I stopped by a lake today on my way home from lunch. I thought, "Just what I need--a serene lake." So I walked to the shore and sat on a picnic bench and went looking for "the Serene." Oh, I found it. Don't think I'm going to say it wasn't there, that this whole trip was for nothing. No, no. I thought that at first, too--as I sat there staring at the lake. "This doesn't 'do it' for me," I thought. "It's water. I get more excited when it comes from my faucet." The guy at the bench next to me seemed to like it, though. He had his hands behind his head in a very satisfied manner. He stared at the water with a vague smile. He found the Serene in the lake, in its undulating splashes on the shore below. Well, at least I think he did. Granted I never asked him. He might have been as bored as I was, just sitting there thinking about the hot girl in the biking shorts that just rode by. He noticed her. You couldn't convince me that he didn't. His smile did change, though, when a speed boat went by. It went from vague to vanished. His hands went down to his lap and he slowly got up to leave. I think. I wasn't staring any more because I was too busy drooling over this boat. It must have been going 50, 60 thousands miles per hour. "You don't know." I wanted to meet that guy, the owner, and convince him to share his vessel. I wanted to cut through the water and disturb those ridiculous-looking birds--the ones with the really thin beak and flat head. I wanted to relate with the person who looked at this lake or whatever body of water it was and said, "Your waves are pathetic." And so, you see, I did find the Serene. It just had more horsepower that I was expecting.
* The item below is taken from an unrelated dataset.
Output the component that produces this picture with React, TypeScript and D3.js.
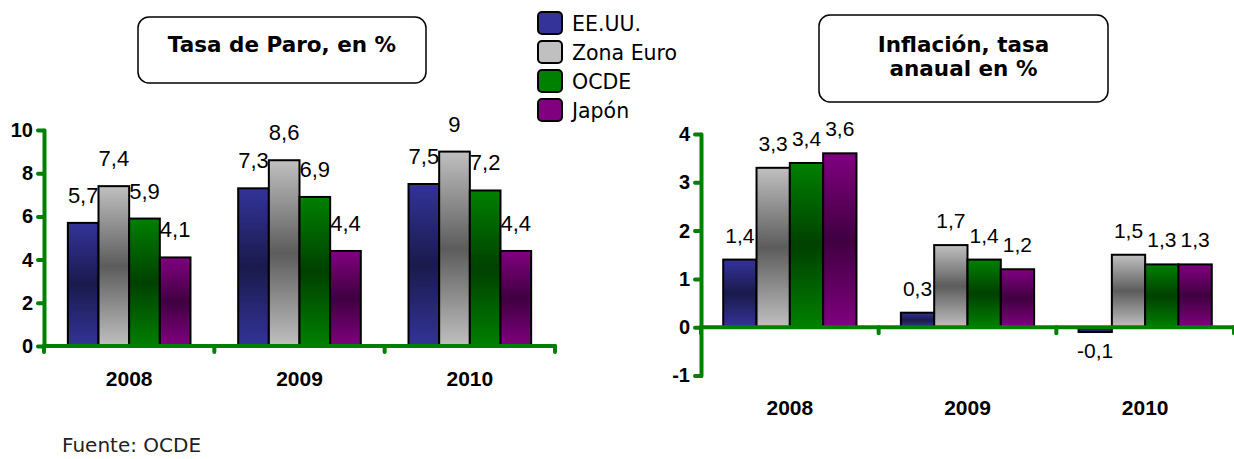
import React, { useEffect, useRef } from 'react'
import * as d3 from 'd3'

// datos
const years = ['2008', '2009', '2010']
const seriesNames = ['EE.UU.', 'Zona Euro', 'OCDE', 'Japón']
const paroEEUU = [5.7, 7.3, 7.5]
const paroZonaEuro = [7.4, 8.6, 9]
const paroOCDE = [5.9, 6.9, 7.2]
const paroJapon = [4.1, 4.4, 4.4]
const inflEEUU = [1.4, 0.3, -0.1]
const inflZonaEuro = [3.3, 1.7, 1.5]
const inflOCDE = [3.4, 1.4, 1.3]
const inflJapon = [3.6, 1.2, 1.3]
const paroTicks = [0, 2, 4, 6, 8, 10]
const inflTicks = [-1, 0, 1, 2, 3, 4]

const light = ['#333399', '#c0c0c0', '#008000', '#800080']
const dark = ['#1a1a4d', '#5c5c5c', '#004000', '#400040']
const green = '#008000'

const W = 1234
const H = 459

function fmt(v: number) {
	return String(v).replace('.', ',')
}

function drawChart(svg: any, opts: any) {
	const g = svg.append('g')
	const x = d3.scaleBand<string>()
		.domain(years)
		.range(opts.xRange)
		.paddingInner(opts.pad)
		.paddingOuter(opts.pad / 2)
	const xs = d3.scaleBand<string>()
		.domain(seriesNames)
		.range([0, x.bandwidth()])
	const y = d3.scaleLinear()
		.domain(opts.domain)
		.range(opts.yRange)

	const rows = years.map((yr, i) => ({
		year: yr,
		values: opts.series.map((s: number[], k: number) => ({ name: seriesNames[k], k: k, v: s[i] })),
	}))

	const groups = g.selectAll('g.grp')
		.data(rows)
		.enter()
		.append('g')
		.attr('transform', (d: any) => 'translate(' + x(d.year) + ',0)')

	groups.selectAll('rect')
		.data((d: any) => d.values)
		.enter()
		.append('rect')
		.attr('x', (d: any) => xs(d.name))
		.attr('width', xs.bandwidth())
		.attr('y', (d: any) => y(Math.max(0, d.v)))
		.attr('height', (d: any) => Math.abs(y(d.v) - y(0)))
		.attr('fill', (d: any) => 'url(#grad' + d.k + ')')
		.attr('stroke', '#000')
		.attr('stroke-width', 2)

	groups.selectAll('text')
		.data((d: any) => d.values)
		.enter()
		.append('text')
		.attr('x', (d: any) => (xs(d.name) as number) + xs.bandwidth() / 2)
		.attr('y', (d: any) => d.v < 0 ? y(d.v) + opts.labelGap + 9 : y(d.v) - opts.labelGap)
		.attr('text-anchor', 'middle')
		.style('font-family', '"Liberation Sans", Arial, sans-serif')
		.style('font-size', opts.labelSize + 'px')
		.attr('fill', '#000')
		.text((d: any) => fmt(d.v))

	// eje y
	const yAxis = d3.axisLeft(y)
		.tickValues(opts.ticks)
		.tickSize(6)
		.tickSizeOuter(0)
		.tickPadding(5)
		.tickFormat((d: any) => String(d))
	const ya = g.append('g')
		.attr('transform', 'translate(' + opts.xRange[0] + ',0)')
		.call(yAxis)
	ya.select('.domain')
		.attr('stroke', green)
		.attr('stroke-width', 4)
		.attr('stroke-linecap', 'round')
	ya.selectAll('.tick line')
		.attr('stroke', green)
		.attr('stroke-width', 4)
		.attr('stroke-linecap', 'round')
	ya.selectAll('.tick text')
		.attr('fill', '#000')
		.style('font-family', '"Liberation Sans", Arial, sans-serif')
		.style('font-weight', 'bold')
		.style('font-size', '20px')

	// eje x en el cero
	const y0 = y(0)
	g.append('line')
		.attr('x1', opts.xRange[0])
		.attr('x2', opts.xRange[1])
		.attr('y1', y0)
		.attr('y2', y0)
		.attr('stroke', green)
		.attr('stroke-width', 4)
		.attr('stroke-linecap', 'round')
	const bounds = d3.range(years.length + 1).map((i) => opts.xRange[0] + i * x.step())
	g.selectAll('line.xt')
		.data(bounds)
		.enter()
		.append('line')
		.attr('x1', (d: number) => d)
		.attr('x2', (d: number) => d)
		.attr('y1', y0)
		.attr('y2', y0 + 6)
		.attr('stroke', green)
		.attr('stroke-width', 4)
		.attr('stroke-linecap', 'round')

	g.selectAll('text.cat')
		.data(years)
		.enter()
		.append('text')
		.attr('x', (d: string) => (x(d) as number) + x.bandwidth() / 2)
		.attr('y', opts.yRange[0] + opts.catGap)
		.attr('text-anchor', 'middle')
		.style('font-family', '"Liberation Sans", Arial, sans-serif')
		.style('font-weight', 'bold')
		.style('font-size', '21px')
		.text((d: string) => d)
}

function titleBox(svg: any, x: number, y: number, w: number, h: number, lines: string[], baseY: number) {
	svg.append('rect')
		.attr('x', x)
		.attr('y', y)
		.attr('width', w)
		.attr('height', h)
		.attr('rx', 11)
		.attr('fill', '#fff')
		.attr('stroke', '#000')
		.attr('stroke-width', 1.5)
	svg.selectAll(null)
		.data(lines)
		.enter()
		.append('text')
		.attr('x', x + w / 2)
		.attr('y', (d: string, i: number) => baseY + i * 24)
		.attr('text-anchor', 'middle')
		.style('font-family', '"DejaVu Sans", Verdana, sans-serif')
		.style('font-weight', 'bold')
		.style('font-size', '21.5px')
		.text((d: string) => d)
}

export default function App() {
	const ref = useRef<SVGSVGElement>(null)

	useEffect(() => {
		const svg = d3.select(ref.current)
		svg.selectAll('*').remove()

		const defs = svg.append('defs')
		light.forEach((c, k) => {
			const lg = defs.append('linearGradient')
				.attr('id', 'grad' + k)
				.attr('x1', 0).attr('y1', 0).attr('x2', 0).attr('y2', 1)
			lg.append('stop').attr('offset', '0%').attr('stop-color', c)
			lg.append('stop').attr('offset', '50%').attr('stop-color', dark[k])
			lg.append('stop').attr('offset', '100%').attr('stop-color', c)
		})

		drawChart(svg, {
			series: [paroEEUU, paroZonaEuro, paroOCDE, paroJapon],
			domain: [0, 10],
			ticks: paroTicks,
			xRange: [44, 555],
			yRange: [346, 130],
			pad: 0.28,
			labelGap: 20,
			labelSize: 22,
			catGap: 40,
		})
		drawChart(svg, {
			series: [inflEEUU, inflZonaEuro, inflOCDE, inflJapon],
			domain: [-1, 4],
			ticks: inflTicks,
			xRange: [701, 1234],
			yRange: [375.5, 134],
			pad: 0.25,
			labelGap: 17,
			labelSize: 21,
			catGap: 39,
		})

		titleBox(svg, 138, 17, 288, 66, ['Tasa de Paro, en %'], 52)
		titleBox(svg, 819, 15, 289, 87, ['Inflación, tasa', 'anaual en %'], 52)

		// leyenda
		const leg = svg.append('g')
		const items = leg.selectAll('g')
			.data(seriesNames)
			.enter()
			.append('g')
			.attr('transform', (d: string, i: number) => 'translate(538,' + (12 + i * 29) + ')')
		items.append('rect')
			.attr('width', 24)
			.attr('height', 22)
			.attr('rx', 4)
			.attr('fill', (d: string, i: number) => light[i])
			.attr('stroke', '#000')
			.attr('stroke-width', 2)
		items.append('text')
			.attr('x', 34)
			.attr('y', 19)
			.style('font-family', '"DejaVu Sans", Verdana, sans-serif')
			.style('font-size', '20.5px')
			.text((d: string) => d)

		svg.append('text')
			.attr('x', 62)
			.attr('y', 452)
			.style('font-family', '"DejaVu Sans", Verdana, sans-serif')
			.style('font-size', '20px')
			.attr('fill', '#222')
			.text('Fuente: OCDE')
	}, [])

	return (
		<svg
			ref={ref}
			width={W}
			height={H}
			style={{ position: 'absolute', left: 0, top: 0, background: '#fff' }}
		/>
	)
}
I was walking up the escalator yesterday, because that's what people do in DC even when they're 30 minutes early for work, and I passed a crazy woman entering the metro. I know she was crazy because she was wearing a silver dress, loads of eye shadow, and not much else while singing at the top of her lungs--something about her uncle. And since this wasn't college, I could certify her insane. Here's the thing. I might have been the only person who noticed her. Again, that's what people do in DC; they actively donotnotice things. Most city dwellers are similar, I imagine--from New York to Chicago to Dallas to LA. There's so much crazy that if you took time to notice it all you'd waste those 30 minutes and end up being late.

I will ride the metro again next week--to and from work, five days a week--and if I see that astronaut again I think I'll introduce myself. Or how about this: I'll at least say good morning to the person who sits next to me--especially if that person is an astronaut. Or a speed-boater. Or a crazy, singing, silver-dress-wearing psychopath. Or that girl from the bike path.

Especially if it's that girl from the bike path.